Written by Virginia Hume
Review by Linda Harris Sittig

This novel is a multigenerational story of the Demarest family, who spend their summers at Haven Point, Maine, the backdrop for heartbreaks that permeate the generations. Maren is a young Wisconsin girl who becomes a nurse during WWII and falls in love with Oliver Demarest. She believes in happily-ever-after, until she spends her first married summer with him on Haven Point and quickly finds that newcomers are only vaguely accepted – if at all. Next comes her daughter, Annie, a rebellious teen who never recovers from the summer of 1970, when tragedy hits home at Haven Point. The third female member is Skye, who has come back to Haven Point in 2008 after her mother, Annie, has died. Skye comes back hoping to find peace among the haunting memories of her childhood.
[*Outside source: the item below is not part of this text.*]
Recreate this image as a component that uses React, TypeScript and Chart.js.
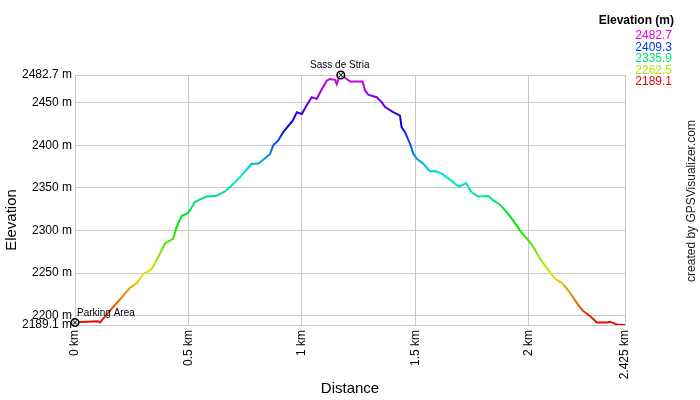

Virginia Hume has woven the three generations of women seamlessly together, while respecting each woman’s unique part in the narrative. Haven Point, an enclave of wealthy New England families that have vacationed there for generations, becomes almost a character itself. It’s an insulated, sparkling, country-club lifestyle where territories were staked ages ago and long-held traditions take precedence over all else.

I found myself rooting for all three women as they learn to survive grueling situations and accept themselves. At the same time, I found the colony of Haven Point to be both enticing and foreboding.  This is a well-paced novel with very believable characters that readers will identify with and keep reading about to the end, hoping for resolution. Recommended.